RALEIGH, N.C. (WNCN) — State leaders are looking to protect the rights of American Indian graduates to wear feathers, beads, and anything culturally-significant to high school graduations.  

House Bill 166 and Senate Bill 139, also known as the American Indians Graduating with Honors Act, would create more uniform protections for indigenous graduates of public schools to wear cultural regalia.

Sandon Jacobs, a Waccamaw Siouan Tribe member and father, said he had a beaded graduation cap made for his daughter graduating from Wakefield High School last year.

But Jacobs said the school declined, citing the request was made too close to graduation a few weeks ahead.

“I don’t think we should have to ask for permission to be proud of who we are, to wear our traditional regalia or to wear elements that, elements that we’ve earned or elements that we’ve been gifted,” Jacobs said. “In various ways, all of us have gone through the same thing with our kids throughout the generations of having to ask for permission.”

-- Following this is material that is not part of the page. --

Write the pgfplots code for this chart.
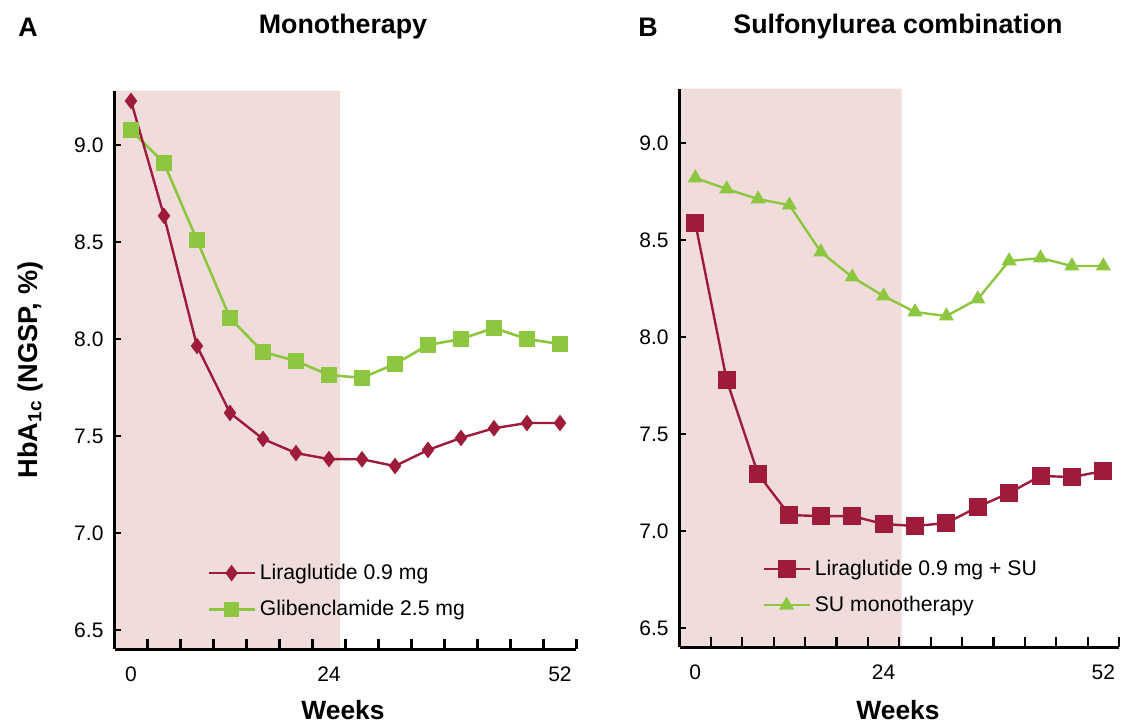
\documentclass[border=0pt]{standalone}
\usepackage{fontspec}
\setmainfont{Liberation Sans}
\usepackage{pgfplots}
\pgfplotsset{compat=1.18}
\definecolor{lira}{RGB}{158,27,58}
\definecolor{glib}{RGB}{141,198,63}
\definecolor{shade}{RGB}{240,221,219}

\pgfplotsset{
  panel/.style={
    scale only axis, height=279.35pt,
    axis on top,
    axis x line=bottom, axis y line=left,
    axis line style={line width=1.2pt, -},
    xmin=-2, xmax=54, ymin=6.4, ymax=9.28,
    xtick={2,6,...,54}, xticklabels={},
    extra x ticks={0,24,52}, extra x tick labels={0,24,52},
    extra x tick style={xtick style={draw=none, /pgfplots/major tick length=0pt}, xticklabel style={yshift=-5pt}},
    ytick={6.5,7,...,9},
    /pgf/number format/assume math mode=true,
    yticklabel style={/pgf/number format/fixed, /pgf/number format/fixed zerofill, /pgf/number format/precision=1, xshift=-2pt},
    tick align=inside,
    xtick style={line width=1.1pt, black, /pgfplots/major tick length=5pt},
    ytick style={line width=1.1pt, black, /pgfplots/major tick length=3.3pt},
    ticklabel style={font=\fontsize{10.5}{12}\selectfont},
    clip=false,
    legend style={draw=none, fill=none, font=\fontsize{10.6}{12}\selectfont, row sep=5pt, inner sep=0pt},
    legend cell align=left,
    legend image code/.code={\draw[mark repeat=2,mark phase=2,##1] plot coordinates {(0pt,0pt) (11.5pt,0pt) (23pt,0pt)};},
  }
}

\begin{document}
\begin{tikzpicture}
\useasboundingbox (0pt,0pt) rectangle (560.5pt,-361pt);

% Panel A
\begin{axis}[panel, width=231pt, at={(57.25pt,-324.7pt)}, anchor=south west,
  reverse legend,
  legend style={at={(0.2,0.104)}, anchor=west}]
\addplot[fill=shade, draw=none, forget plot] coordinates {(-2,6.4) (25.35,6.4) (25.35,9.28) (-2,9.28) (-2,6.4)};
\addplot[glib, line width=1.3pt, mark=square*, mark size=3.25pt, mark options={solid, fill=glib, draw=glib}]
  coordinates {(0,9.077) (4,8.907) (8,8.51) (12,8.108) (16,7.933) (20,7.887) (24,7.814) (28,7.80) (32,7.871) (36,7.969) (40,8.0) (44,8.057) (48,8.0) (52,7.974)};
\addlegendentry{Glibenclamide 2.5 mg}
\addplot[lira, line width=1.2pt, mark=diamond*, mark size=3.2pt, mark options={solid, fill=lira, draw=lira}]
  coordinates {(0,9.227) (4,8.635) (8,7.964) (12,7.619) (16,7.485) (20,7.412) (24,7.381) (28,7.38) (32,7.345) (36,7.428) (40,7.49) (44,7.54) (48,7.567) (52,7.567)};
\addlegendentry{Liraglutide 0.9 mg}
\end{axis}

% Panel B
\begin{axis}[panel, width=219.7pt, at={(339.8pt,-323.7pt)}, anchor=south west,
  legend style={at={(0.1875,0.108)}, anchor=west}]
\addplot[fill=shade, draw=none, forget plot] coordinates {(-2,6.4) (26.3,6.4) (26.3,9.28) (-2,9.28) (-2,6.4)};
\addplot[lira, line width=1.2pt, mark=square*, mark size=3.9pt, mark options={solid, fill=lira, draw=lira}]
  coordinates {(0,8.588) (4,7.778) (8,7.294) (12,7.082) (16,7.077) (20,7.077) (24,7.036) (28,7.026) (32,7.041) (36,7.124) (40,7.196) (44,7.284) (48,7.278) (52,7.309)};
\addlegendentry{Liraglutide 0.9 mg + SU}
\addplot[glib, line width=1.2pt, mark=triangle*, mark size=3.2pt, mark options={solid, fill=glib, draw=glib}]
  coordinates {(0,8.82) (4,8.763) (8,8.711) (12,8.68) (16,8.438) (20,8.309) (24,8.211) (28,8.129) (32,8.108) (36,8.196) (40,8.392) (44,8.407) (48,8.366) (52,8.366)};
\addlegendentry{SU monotherapy}
\end{axis}

% Texts
\node[font=\fontsize{13.4}{16}\bfseries\selectfont] at (14pt,-13.5pt) {A};
\node[font=\fontsize{13.4}{16}\bfseries\selectfont] at (171.5pt,-13.5pt) {Monotherapy};
\node[font=\fontsize{13.4}{16}\bfseries\selectfont] at (324pt,-13.5pt) {B};
\node[font=\fontsize{13.4}{16}\bfseries\selectfont] at (449pt,-13.5pt) {Sulfonylurea combination};
\node[font=\fontsize{13.2}{16}\bfseries\selectfont] at (171.5pt,-355pt) {Weeks};
\node[font=\fontsize{13.2}{16}\bfseries\selectfont] at (449pt,-355pt) {Weeks};
\node[rotate=90, font=\fontsize{13.6}{16}\bfseries\selectfont] at (15pt,-185pt) {HbA\textsubscript{1c} (NGSP, \%)};
\end{tikzpicture}
\end{document}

With eight different tribes across North Carolina, Department of Public Instruction data shows nearly 16,000 American Indian students are enrolled in public schools.

Jacobs said the graduation honor represents far more than just a feather, necklace or beadwork.

“My daughter is standing on the shoulders of people who couldn’t get the education that she got like my grandfather. He went to another place 80 miles from home just to get a high school education at the East Carolina Indian School,” Jacobs said.